Postscript: Geographical Considerations
All that said, I’m not entirely surprised that Florida State has dropped to fourth, as the committee’s directives state that they are to take geography into account when putting the final matchups together. It makes sense to put the eastern teams together in the Sugar Bowl and the western teams in the Rose Bowl. It’s certainly easier for fans to travel to nearer sites. I'm just surprised they did it a week early.
But if that's really the motivation here, it’s silly to seed the third and fourth teams at all and try to defend TCU being ahead of Florida State. I imagine there would be far fewer complaints if they simply said, “We have Alabama and Oregon at the top and would match Florida State and TCU with them, respectively, due to regional considerations.”
At any rate, it’s clear that if the top four win out, these matchups will hold, regardless of how the teams wind up being seeded. They clearly intend to match Alabama and FSU while putting TCU and Oregon together.
Postscript 2: What If FSU Loses to Georgia Tech?
Everyone knows Florida State is clearly out if they lose this weekend to Georgia Tech (a very legitimate possibility given FSU’s exhaustion, Winston’s distracting week, and the Yellow Jackets’ red hot play of late), right?
Wrong. Again, go back to the body of work spreadsheet listed above.
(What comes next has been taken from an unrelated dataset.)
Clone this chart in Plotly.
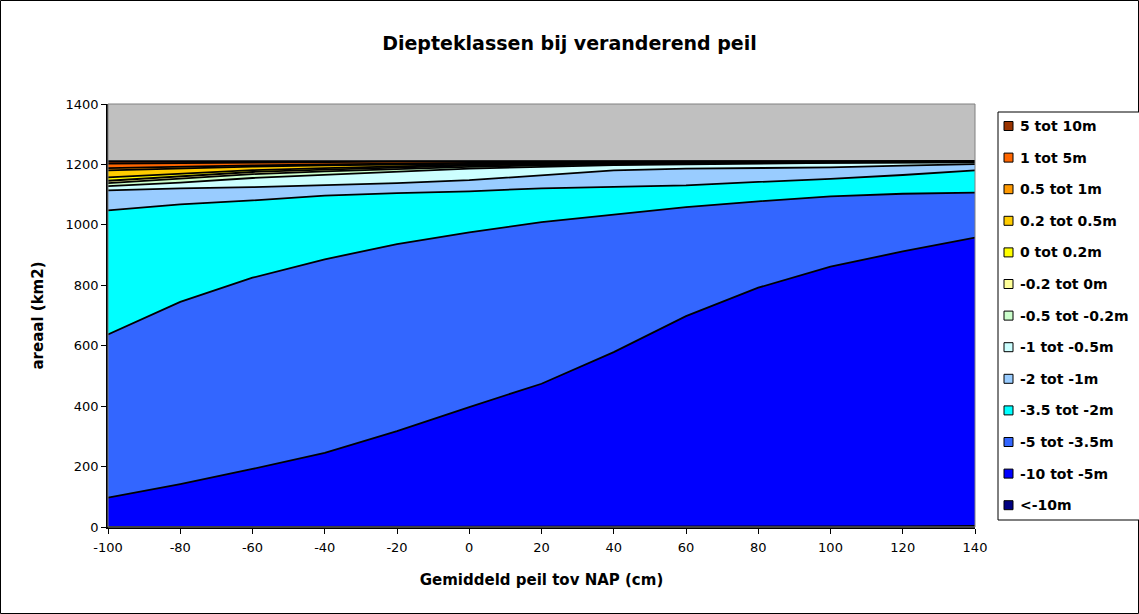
import plotly.graph_objects as go

# x: mean water level relative to NAP (cm)
peil = [-100, -80, -60, -40, -20, 0, 20, 40, 60, 80, 100, 120, 140]

# area per depth class (km2), bottom of stack first
kl_lt_m10 = [0, 0, 0, 0, 0, 0, 0, 0, 0, 0, 0, 2, 4]
kl_m10_m5 = [97, 142, 192, 245, 317, 397, 474, 579, 698, 792, 862, 910, 954]
kl_m5_m35 = [540, 603, 633, 641, 619, 578, 535, 454, 361, 286, 232, 191, 149]
kl_m35_m2 = [411, 323, 256, 211, 169, 136, 112, 93, 72, 64, 58, 62, 73]
kl_m2_m1 = [66, 53, 44, 34, 33, 37, 44, 54, 55, 46, 38, 31, 21]
kl_m1_m05 = [14, 19, 30, 34, 39, 38, 27, 18, 14, 15, 15, 10, 6]
kl_m05_m02 = [10, 12, 13, 12, 8, 6, 5, 3, 3, 2, 1, 1, 1]
kl_m02_0 = [8, 8, 7, 6, 5, 4, 3, 2, 2, 1, 1, 1, 1]
kl_0_02 = [11, 9, 6, 5, 4, 3, 2, 2, 1, 1, 1, 1, 0]
kl_02_05 = [23, 18, 12, 9, 6, 4, 3, 2, 1, 1, 1, 0, 1]
kl_05_1 = [8, 6, 4, 3, 3, 2, 1, 1, 1, 1, 0, 1, 0]
kl_1_5 = [15, 12, 10, 8, 6, 4, 4, 2, 2, 1, 1, 1, 1]
kl_5_10 = [8, 6, 4, 3, 2, 2, 1, 1, 1, 1, 1, 0, 0]

names = ["<-10m", "-10 tot -5m", "-5 tot -3.5m", "-3.5 tot -2m", "-2 tot -1m",
         "-1 tot -0.5m", "-0.5 tot -0.2m", "-0.2 tot 0m", "0 tot 0.2m",
         "0.2 tot 0.5m", "0.5 tot 1m", "1 tot 5m", "5 tot 10m"]
series = [kl_lt_m10, kl_m10_m5, kl_m5_m35, kl_m35_m2, kl_m2_m1, kl_m1_m05,
          kl_m05_m02, kl_m02_0, kl_0_02, kl_02_05, kl_05_1, kl_1_5, kl_5_10]
colors = ["#000080", "#0000FF", "#3366FF", "#00FFFF", "#99CCFF", "#CCFFFF",
          "#CCFFCC", "#FFFF99", "#FFFF00", "#FFCC00", "#FF9900", "#FF6600", "#993300"]

FONT = "DejaVu Sans"
W, H = 1139, 614
L, R, T, B = 108, 975, 104, 527  # plot area in px
pw, ph = R - L, B - T

def px_x(p):
    return (p - L) / pw

def px_y(p):
    return (B - p) / ph

fig = go.Figure()
for nm, vals, col in zip(names, series, colors):
    fig.add_trace(go.Scatter(
        x=peil, y=vals, name=nm, mode="lines", stackgroup="one",
        line=dict(color="black", width=1.8), fillcolor=col,
        showlegend=False, hoverinfo="x+y+name"))

shapes = [
    # outer chart border
    dict(type="rect", xref="paper", yref="paper",
         x0=px_x(0.5), x1=px_x(W - 0.5), y0=px_y(H - 0.5), y1=px_y(0.5),
         line=dict(color="black", width=1), layer="below"),
    # legend box
    dict(type="rect", xref="paper", yref="paper",
         x0=px_x(998), x1=px_x(1150), y0=px_y(520), y1=px_y(112),
         line=dict(color="black", width=1), fillcolor="white", layer="below"),
    # plot-area border (top/right grey)
    dict(type="rect", xref="paper", yref="paper", x0=0, x1=1, y0=0, y1=1,
         line=dict(color="#808080", width=1), layer="above"),
]
annotations = []

# manual legend (top of stack first)
leg_top, leg_step = 126, 31.6
for i, (nm, col) in enumerate(reversed(list(zip(names, colors)))):
    yc = leg_top + i * leg_step
    shapes.append(dict(type="rect", xref="paper", yref="paper",
                       x0=px_x(1004), x1=px_x(1013),
                       y0=px_y(yc + 4.5), y1=px_y(yc - 4.5),
                       fillcolor=col, line=dict(color="black", width=1),
                       layer="above"))
    annotations.append(dict(text="<b>" + nm + "</b>", xref="paper", yref="paper",
                            x=px_x(1018), y=px_y(yc), xanchor="left",
                            yanchor="middle", showarrow=False,
                            font=dict(size=14, family=FONT, color="black")))

fig.update_layout(
    width=W, height=H, autosize=False,
    margin=dict(l=L, r=W - R, t=T, b=H - B),
    paper_bgcolor="white", plot_bgcolor="#C0C0C0",
    font=dict(family=FONT, color="black", size=13),
    title=dict(text="<b>Diepteklassen bij veranderend peil</b>",
               x=0.5, xanchor="center", y=1 - 43 / H, yanchor="middle",
               font=dict(size=19, family=FONT)),
    showlegend=False,
    xaxis=dict(range=[-100, 140], tickmode="array", tickvals=peil,
               ticktext=[str(v) for v in peil],
               showgrid=False, zeroline=False, showline=True,
               linecolor="black", linewidth=1.5, ticks="outside",
               ticklen=5, tickcolor="black", ticklabelstandoff=3,
               tickfont=dict(size=13, family=FONT),
               title=dict(text="<b>Gemiddeld peil tov NAP (cm)</b>",
                          font=dict(size=15, family=FONT), standoff=20)),
    yaxis=dict(range=[0, 1400], dtick=200, showgrid=False, zeroline=False,
               showline=True, linecolor="black", linewidth=1.5,
               ticks="outside", ticklen=5, tickcolor="black",
               tickfont=dict(size=13, family=FONT),
               title=dict(text="<b>areaal (km2)</b>",
                          font=dict(size=15, family=FONT), standoff=18)),
    shapes=shapes,
    annotations=annotations,
)

fig.write_html(
    "out.html",
    config={"displayModeBar": False},
    post_script=(
        "document.documentElement.style.margin='0';"
        "document.documentElement.style.overflow='hidden';"
        "document.body.style.margin='0';"
        "document.body.style.overflow='hidden';"
    ),
)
Even with a loss to Georgia Tech, Florida State’s schedule stacks up perfectly well against TCU, Baylor, and especially Ohio State. The Seminoles would still have a reasonable chance of working into the field because the committee is likely to be reticent to put both Big 12 teams into the field while Ohio State’s resume is inferior to FSU’s even with a loss.
But even if the committee doesn’t see it that way, there’s still a more than 50% likelihood that two of the one-loss teams lose this weekend, and a one-loss Florida State (with a loss to a top-10 opponent) will not be left out of the playoff in favor of a two-loss team. Presuming Alabama beats Missouri, the committee would still likely get its wish of an Alabama-Florida State semifinal.
So even if Florida State should lose on Saturday, all hope is not lost for the Seminoles. But FSU certainly doesn’t want to put its fate in the hands of the Russian judge. You never know when the absence of sequins on the uniforms just might be the thing to keep you out of the playoff.